Klager is op 20 augustus 2021, voorafgaand aan de kamercontrole, gefouilleerd. Uit de memorie van toelichting bij artikel 23 van de Bvt volgt dat ook voor het fouilleren specifieke feiten en omstandigheden aanwezig dienen te zijn alvorens van deze bevoegdheid gebruik kan worden gemaakt. Namens de instelling is aangegeven dat verpleegden, bij het aanzeggen van een kamercontrole, worden gefouilleerd om te controleren of zij geen voorwerpen bij zich dragen. De beroepscommissie acht deze gang van zaken, zodat kan worden voorkomen dat verpleegden contrabande in hun kleding uit hun kamer meenemen alvorens een kamercontrole zal plaatsvinden, niet onredelijk of onbillijk. Mitsdien kan hetgeen in beroep is aangevoerd niet tot een andere beslissing leiden dan die van de beklagcommissie. De beroepscommissie zal daarom in zoverre het beroep ongegrond verklaren en de uitspraak van de beklagcommissie bevestigen.

Beklag b.

Uit de stukken volgt dat klager de inbeslaggenomen voorwerpen tijdens een kamercontrole op 20 augustus 2021 niet op zijn kamer mocht hebben en dat deze spullen niet stonden vermeld op de na opname door het staflid opgestelde inventarislijst. De inbeslagname van de voorwerpen acht de beroepscommissie dan ook niet onredelijk en onbillijk. Dat mogelijk (een deel van) de voorwerpen niet tijdens een eerdere kamercontrole in beslag zijn genomen of dat van (een deel van) de voorwerpen mogelijk abusievelijk in eerste instantie wel toestemming is gegeven om deze op zijn kamer te mogen hebben, maakt dit niet anders. Op 20 augustus 2021 is tijdens een kamercontrole immers vastgesteld dat klager de inbeslaggenomen voorwerpen niet op zijn kamer mocht hebben.

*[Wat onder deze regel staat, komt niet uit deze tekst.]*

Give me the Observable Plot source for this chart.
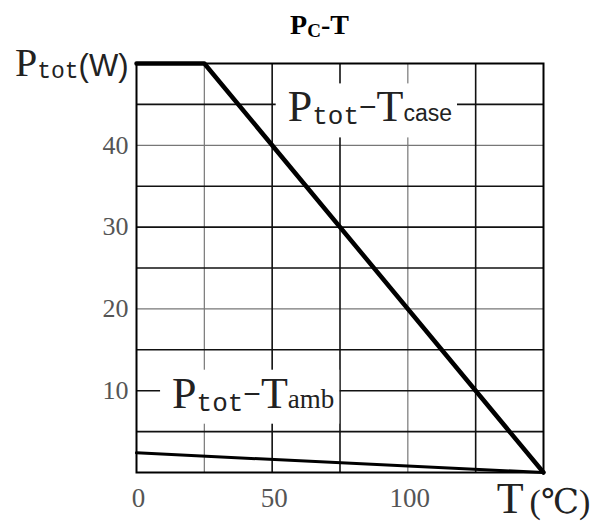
<!DOCTYPE html>
<html><head><meta charset="utf-8">
<script src="https://cdn.jsdelivr.net/npm/d3@7"></script>
<script src="https://cdn.jsdelivr.net/npm/@observablehq/plot@0.6"></script>
<style>
body{margin:0;background:#fff;}
#wrap{position:relative;width:596px;height:524px;overflow:hidden;}
#title{position:absolute;left:0;top:11px;width:639px;text-align:center;font-family:"Liberation Serif","Times New Roman",serif;font-size:28px;font-weight:bold;line-height:28px;color:#000;white-space:nowrap;}
#title sub{font-size:19px;vertical-align:baseline;position:relative;top:3px;}
#chart{position:absolute;left:0;top:40px;}
</style></head><body>
<div id="wrap"><div id="title">P<sub>C</sub>-T</div><div id="chart"></div></div>
<script>
// Data
const caseTemp = [0, 25, 150];
const casePower = [50, 50, 0];
const ambTemp = [0, 150];
const ambPower = [2.4, 0];
const gridXDark = [50, 75, 125];
const gridXLight = [25, 100];
const gridYDark = [5, 10, 15, 25, 30, 35, 45];
const gridYLight = [20, 40];
const xTicks = [0, 50, 100];
const yTicks = [10, 20, 30, 40];
const curveLabels = ["Ptot-Tcase", "Ptot-Tamb"];
const curveLabelX = [86, 43];
const curveLabelY = [45, 10];
const yUnitLabel = "Ptot(W)";
const xUnitLabel = "T (\u2103)";

const SERIF = '"Liberation Serif","Times New Roman","DejaVu Serif",serif';
const SANS = '"Liberation Sans",Arial,sans-serif';
const MONO = '"Liberation Mono","DejaVu Sans Mono",monospace';

const caseData = caseTemp.map((t, i) => ({t, p: casePower[i]}));
const ambData = ambTemp.map((t, i) => ({t, p: ambPower[i]}));
const labelData = curveLabels.map((s, i) => ({s, x: curveLabelX[i], y: curveLabelY[i]}));

const chart = Plot.plot({
  width: 596, height: 484,
  marginLeft: 136, marginRight: 53, marginTop: 23, marginBottom: 52,
  x: {domain: [0, 150]},
  y: {domain: [0, 50]},
  style: {background: "#fff"},
  marks: [
    Plot.ruleX(gridXLight, {stroke: "#777", strokeWidth: 1.2}),
    Plot.ruleY(gridYLight, {stroke: "#777", strokeWidth: 1.2}),
    Plot.ruleX(gridXDark, {stroke: "#111", strokeWidth: 1.6}),
    Plot.ruleY(gridYDark, {stroke: "#111", strokeWidth: 1.6}),
    Plot.frame({stroke: "#000", strokeWidth: 2}),
    Plot.axisX(xTicks, {tickSize: 0, tickPadding: 15, dx: 2, fontSize: 27, fontFamily: SERIF, color: "#555", label: null}),
    Plot.axisY(yTicks, {tickSize: 0, tickPadding: 8, fontSize: 26, fontFamily: SERIF, color: "#555", label: null}),
    Plot.line(ambData, {x: "t", y: "p", stroke: "#000", strokeWidth: 3}),
    Plot.line(caseData, {x: "t", y: "p", stroke: "#000", strokeWidth: 4.5}),
    Plot.text(labelData, {x: "x", y: "y", text: "s", textAnchor: "middle", lineAnchor: "bottom", dy: 17, fill: "#222", fontSize: 30}),
    Plot.text([yUnitLabel], {x: () => 0, y: () => 50, text: d => d, textAnchor: "end", lineAnchor: "bottom", dx: -8, dy: 12, fill: "#222", fontSize: 30}),
    Plot.text([xUnitLabel], {x: () => 150, y: () => 0, text: d => d, textAnchor: "middle", lineAnchor: "bottom", dy: 40, fill: "#222", fontSize: 30})
  ]
});
document.getElementById("chart").appendChild(chart);

const rich = {
  "Ptot-Tcase": [["P", SERIF, 44, 0], ["tot", MONO, 26, 3], ["\u2212", SANS, 30, -4], ["T", SERIF, 44, 0], ["case", SANS, 23, 0]],
  "Ptot-Tamb": [["P", SERIF, 44, 0], ["tot", MONO, 26, 3], ["\u2212", SANS, 30, -4], ["T", SERIF, 44, 0], ["amb", SERIF, 27, 0]],
  "Ptot(W)": [["P", SERIF, 40, 0], ["tot", MONO, 23, 2], ["(W)", SANS, 31, 0]],
  "T (\u2103)": [["T", SERIF, 44, 0], ["\u2009", SERIF, 30, 0], ["(\u2103)", SERIF, 34, 0]]
};
const NS = "http://www.w3.org/2000/svg";
chart.querySelectorAll("text").forEach(t => {
  const key = t.textContent;
  const segs = rich[key];
  if (!segs) return;
  t.textContent = "";
  let cur = 0;
  for (const [s, f, size, off] of segs) {
    const ts = document.createElementNS(NS, "tspan");
    ts.textContent = s;
    ts.setAttribute("font-family", f);
    ts.setAttribute("font-size", size);
    if (off !== cur) ts.setAttribute("dy", off - cur);
    cur = off;
    t.appendChild(ts);
  }
  if (curveLabels.includes(key)) {
    const bb = t.getBBox();
    const r = document.createElementNS(NS, "rect");
    r.setAttribute("x", bb.x - 12);
    r.setAttribute("y", bb.y + 1);
    r.setAttribute("width", bb.width + 17);
    r.setAttribute("height", bb.height + 4);
    r.setAttribute("fill", "#fff");
    const tr = t.getAttribute("transform");
    if (tr) r.setAttribute("transform", tr);
    t.parentNode.insertBefore(r, t);
  }
});
</script>
</body></html>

Evenals de beklagcommissie merkt de beroepscommissie op dat het wel wenselijk is dat een kamerinventarislijst op juiste en duidelijke, met vermelding van naam, datum en ondertekening, wijze wordt vastgesteld. Gelet op het voorgaande en bij afweging van alle in aanmerking komende belangen, kan de beslissing van het hoofd van de instelling niet als onredelijk of onbillijk worden aangemerkt. De beroepscommissie zal daarom in zoverre het beroep ongegrond verklaren en de uitspraak van de beklagcommissie, bevestigen met aanvulling van de gronden.

4. De uitspraak

De beroepscommissie verklaart het beroep inzake beklag a. en b. ongegrond en bevestigt de uitspraak van de beklagcommissie, wat betreft b. met aanvulling van de gronden.

Deze uitspraak is op 27 mei 2022 gedaan door de beroepscommissie, bestaande uit mr. A. van Holten, voorzitter, drs. M.R. Daniel en mr. drs. F.M.J. Bruggeman, leden, bijgestaan door mr. L.E.M. Meekenkamp, secretaris.